Even bias and representation concerns find some resolution. Rather than centralizing decisions about representation or allowing unrestricted modification, network-source AI gives communities ongoing cryptographic control over how their perspectives inform AI decisions. Attribution and intelligence budgets make representation a legible, tunable parameter through technical means.

This resolves the choice between open and closed source AI by creating a third option: AI systems that are simultaneously transparent (through verification) and controlled (through cryptography). The key insight is that by preventing copying through structured transparency’s guarantees, we can maintain both visibility into how systems operate and precise control over how information is used.

This yields something fundamentally different from both open and closed source AI. It’s not software that must be copied to be used, but rather a network service with cryptographic guarantees about how it operates. This enables true attribution-based control while maintaining the transparency needed for safety and accountability.

First Hypothesis concept graph
Subset of concept graph highlighting the 1st Hypothesis and focus of this section.

First Hypothesis: Collective Control facilitates ABC

Taken together, as unilateral control averted attribution-based control, collective control over how disparate data and model resources come together to create an AI prediction facilitates attribution-based control. And by combining deep voting with the suite of encryption techniques necessary for structured transparency, collective control in AI systems becomes possible.

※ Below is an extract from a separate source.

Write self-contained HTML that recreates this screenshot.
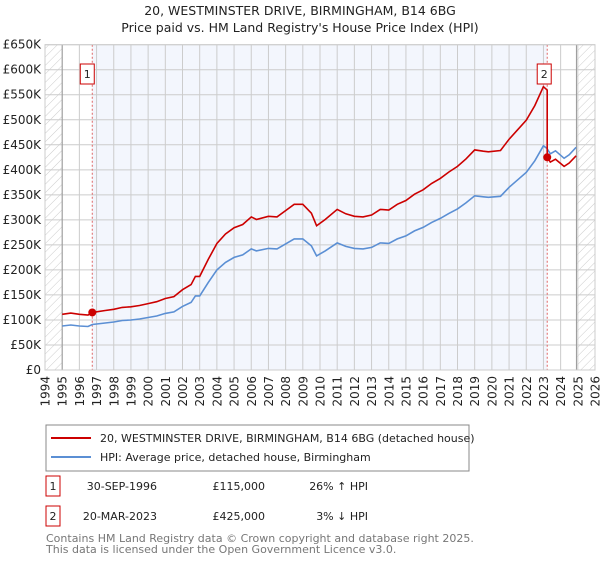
<!DOCTYPE html>
<html><head><meta charset="utf-8"><style>
body{margin:0;background:#fff;font-family:"Liberation Sans","DejaVu Sans",sans-serif;}
svg text{font-family:"DejaVu Sans","Liberation Sans",sans-serif;}
</style></head><body>
<svg id="c" width="600" height="560" xmlns="http://www.w3.org/2000/svg">
<defs><pattern id="h" width="6" height="6" patternUnits="userSpaceOnUse" patternTransform="rotate(45)"><line x1="0" y1="0" x2="0" y2="6" stroke="#ccc" stroke-width="1"/></pattern></defs>
<text x="300" y="15" text-anchor="middle" font-size="12.5" fill="#222">20, WESTMINSTER DRIVE, BIRMINGHAM, B14 6BG</text>
<text x="300" y="32" text-anchor="middle" font-size="12.5" fill="#222">Price paid vs. HM Land Registry's House Price Index (HPI)</text>
<g id="plot"></g>
<g>
<rect x="46" y="425" width="423" height="46" fill="#fff" stroke="#888"/>
<line x1="51" y1="438" x2="91" y2="438" stroke="#cc0000" stroke-width="2"/>
<text x="100" y="442" font-size="11" fill="#222">20, WESTMINSTER DRIVE, BIRMINGHAM, B14 6BG (detached house)</text>
<line x1="51" y1="457" x2="91" y2="457" stroke="#5b8fd4" stroke-width="2"/>
<text x="100" y="461" font-size="11" fill="#222">HPI: Average price, detached house, Birmingham</text>
</g>
<g font-size="11" fill="#222">
<rect x="46" y="476" width="14" height="20" fill="#fff" stroke="#cc0000"/>
<text x="53" y="490" text-anchor="middle">1</text>
<text x="157" y="490" text-anchor="end">30-SEP-1996</text>
<text x="265" y="490" text-anchor="end">£115,000</text>
<text x="368" y="490" text-anchor="end">26% ↑ HPI</text>
<rect x="46" y="506" width="14" height="20" fill="#fff" stroke="#cc0000"/>
<text x="53" y="520" text-anchor="middle">2</text>
<text x="157" y="520" text-anchor="end">20-MAR-2023</text>
<text x="265" y="520" text-anchor="end">£425,000</text>
<text x="368" y="520" text-anchor="end">3% ↓ HPI</text>
</g>
<text x="46" y="542" font-size="11" fill="#777">Contains HM Land Registry data © Crown copyright and database right 2025.</text>
<text x="46" y="553" font-size="11" fill="#777">This data is licensed under the Open Government Licence v3.0.</text>
</svg>
<script>
const hpiYears=[1995,1995.5,1996,1996.5,1996.75,1997,1997.5,1998,1998.5,1999,1999.5,2000,2000.5,2001,2001.5,2002,2002.5,2002.75,2003,2003.5,2004,2004.5,2005,2005.5,2006,2006.3,2007,2007.5,2008,2008.5,2009,2009.5,2009.8,2010.3,2011,2011.5,2012,2012.5,2013,2013.5,2014,2014.5,2015,2015.5,2016,2016.5,2017,2017.5,2018,2018.5,2019,2019.5,2019.8,2020.5,2021,2021.5,2022,2022.5,2023,2023.2,2023.4,2023.7,2024.2,2024.5,2024.9];
const hpiValues=[88,90,88,87,91,92,94,96,99,100,102,105,108,113,116,127,135,148,148,175,200,215,225,230,242,238,243,242,252,262,262,248,228,238,254,247,243,242,245,254,253,262,268,278,285,295,303,313,322,334,348,346,345,347,365,380,395,418,448,443,432,438,423,430,445];
const salesYears=[1996.75,2023.22];
const salesPrices=[115,425];
const yTicks=[0,50,100,150,200,250,300,350,400,450,500,550,600,650];
const xTicks=[1994,1995,1996,1997,1998,1999,2000,2001,2002,2003,2004,2005,2006,2007,2008,2009,2010,2011,2012,2013,2014,2015,2016,2017,2018,2019,2020,2021,2022,2023,2024,2025,2026];
const NS="http://www.w3.org/2000/svg";
const X0=45,X1=595,Y0=370,Y1=44.7;
const xs=t=>X0+(t-1994)/(2026-1994)*(X1-X0);
const ys=v=>Y0-v/650*(Y0-Y1);
const g=document.getElementById('plot');
function mk(tag,attrs){const e=document.createElementNS(NS,tag);for(const k in attrs)e.setAttribute(k,attrs[k]);g.appendChild(e);return e;}
function hpiAt(t){for(let i=0;i<hpiYears.length-1;i++){if(t>=hpiYears[i]&&t<=hpiYears[i+1]){const f=(t-hpiYears[i])/(hpiYears[i+1]-hpiYears[i]);return hpiValues[i]+f*(hpiValues[i+1]-hpiValues[i]);}}return hpiValues[hpiValues.length-1];}
let r=mk('rect',{x:X0,y:Y1,width:X1-X0,height:Y0-Y1,fill:'#fff'});


r=mk('rect',{x:xs(salesYears[0]),y:Y1,width:xs(salesYears[1])-xs(salesYears[0]),height:Y0-Y1,fill:'#f3f6fd'});


r=mk('rect',{x:X0,y:Y1,width:xs(1995)-X0,height:Y0-Y1,fill:'url(#h)'});


r=mk('rect',{x:xs(2024.92),y:Y1,width:X1-xs(2024.92),height:Y0-Y1,fill:'url(#h)'});


yTicks.forEach(v=>{
 const l=mk('line',{x1:X0,x2:X1,y1:ys(v),y2:ys(v),stroke:'#ccc','stroke-width':1});
 
 
 const t=mk('text',{x:X0-4,y:ys(v)+4,'text-anchor':'end','font-size':12,fill:'#222'});
 t.textContent=v===0?'£0':'£'+v+'K';
 
 
});
xTicks.forEach(y=>{
 const l=mk('line',{x1:xs(y),x2:xs(y),y1:Y1,y2:Y0,stroke:'#ccc','stroke-width':1});
 
 
 const t=mk('text',{transform:`translate(${xs(y)+4.5},376) rotate(-90)`,'text-anchor':'end','font-size':12,fill:'#222'});
 t.textContent=y;
 
 
});
let l=mk('line',{x1:xs(1995),x2:xs(1995),y1:Y1,y2:Y0,stroke:'#999'});


l=mk('line',{x1:xs(2024.92),x2:xs(2024.92),y1:Y1,y2:Y0,stroke:'#999'});


salesYears.forEach((t,i)=>{
 const d=mk('line',{x1:xs(t),x2:xs(t),y1:Y1,y2:Y0,stroke:'#e06666','stroke-dasharray':'2,2','stroke-width':1});
 
 
});
// HPI line
let p='';hpiYears.forEach((t,i)=>{p+=(i?'L':'M')+xs(t).toFixed(1)+','+ys(hpiValues[i]).toFixed(1);});
let hp=mk('path',{d:p,fill:'none',stroke:'#5b8fd4','stroke-width':1.6});


// property line indexed on HPI from each sale
const r1=salesPrices[0]/hpiAt(salesYears[0]), r2=salesPrices[1]/hpiAt(salesYears[1]);
let pp='';hpiYears.forEach((t,i)=>{if(t<=salesYears[1]){pp+=(pp?'L':'M')+xs(t).toFixed(1)+','+ys(hpiValues[i]*r1).toFixed(1);}});
pp+='L'+xs(salesYears[1]).toFixed(1)+','+ys(hpiAt(salesYears[1])*r1).toFixed(1);
pp+='L'+xs(salesYears[1]).toFixed(1)+','+ys(salesPrices[1]).toFixed(1);
hpiYears.forEach((t,i)=>{if(t>salesYears[1])pp+='L'+xs(t).toFixed(1)+','+ys(hpiValues[i]*r2).toFixed(1);});
let rp=mk('path',{d:pp,fill:'none',stroke:'#cc0000','stroke-width':1.6});


salesYears.forEach((t,i)=>{
 const c=mk('circle',{cx:xs(t),cy:ys(salesPrices[i]),r:4,fill:'#cc0000'});
 
 
 const bx=mk('rect',{x:xs(t)-7-(i?3:5),y:64,width:14,height:20,fill:'#fff',stroke:'#cc0000'});
 
 
 const tx=mk('text',{x:xs(t)-(i?3:5),y:78,'text-anchor':'middle','font-size':11,fill:'#222'});
 tx.textContent=String(i+1);
 
 
});
const b=mk('rect',{x:X0,y:Y1,width:X1-X0,height:Y0-Y1,fill:'none',stroke:'#ccc'});


</script>
</body></html>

However, a fundamental challenge remains. While attribution-based control enables AI users to select which sources inform their predictions, it introduces a trust evaluation problem at scale. In a system with billions of potential sources, individual users cannot practically evaluate trustworthiness of each contributor. Without mechanisms for scalable trust evaluation, users may default to relying on centralized intermediaries, undermining the distributed control that network-source AI can enable.